Global Health Diplomacy Provides Vehicle For Advancing International Relations, Global Health Goals Simultaneously
The Lancet Global Health: New roles for global health: diplomatic, security, and foreign policy responsiveness
Sebastian Kevany, international policy specialist at the University of California, San Francisco
“…With the ascendancy of the global health diplomacy paradigm, both bilateral and multilateral donors now have a powerful and unique opportunity to pursue and support noble humanitarian and international relations goals that are closely linked to the high ideals of global health. The development of diplomatic, political, and security, and foreign policy liaison offices — in the manner of the U.S. Office of Global Health Diplomacy — would help to ensure that criteria for positive diplomatic and foreign policy effects are advanced in tandem with world health.
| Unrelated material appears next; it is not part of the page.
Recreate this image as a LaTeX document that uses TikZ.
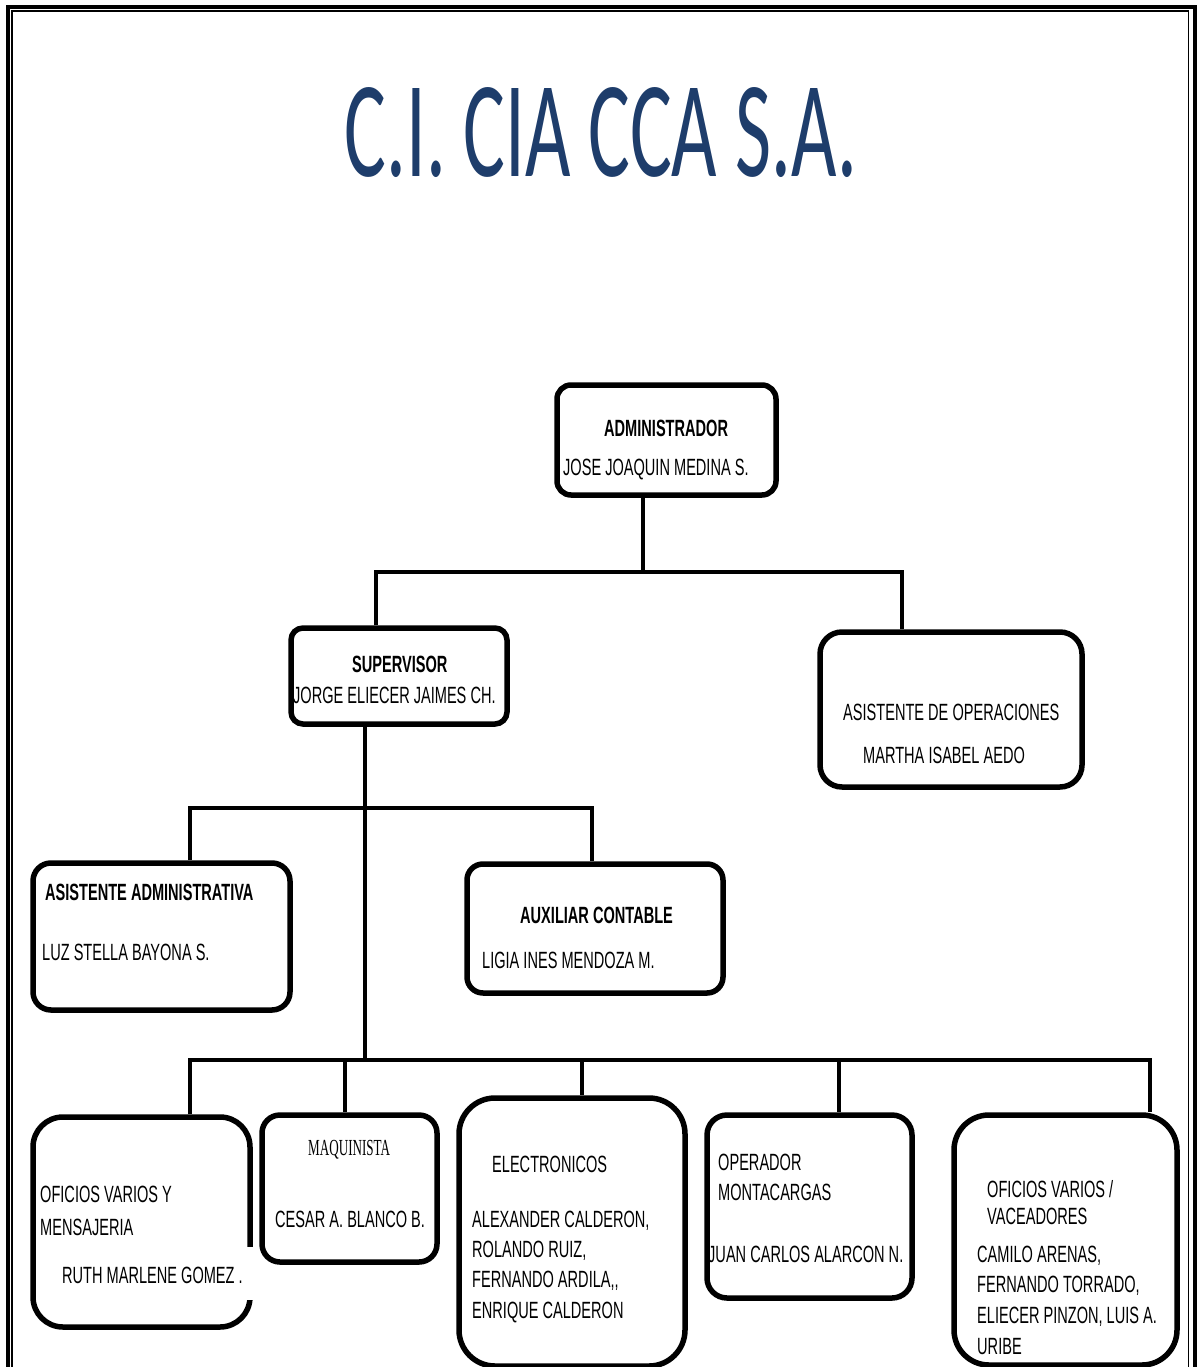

By elaborating and making explicit to donors the benign collateral effects of health programs, global health diplomacy approaches also present an important message to funders: that their investments, as well as pursuing altruistic ideals, also achieve even more ‘enlightened self-interest’ ends such as national security, international relations, conflict resolution, world peace, and the prevention or mitigation of armed conflict … At a time when arguments against the augmentation of hard power budgets have become increasingly compelling, if the same aims can be achieved through soft or smart power, we stand on the brink of an era in which global health will become firmly established in the high political pantheon” (February 2016).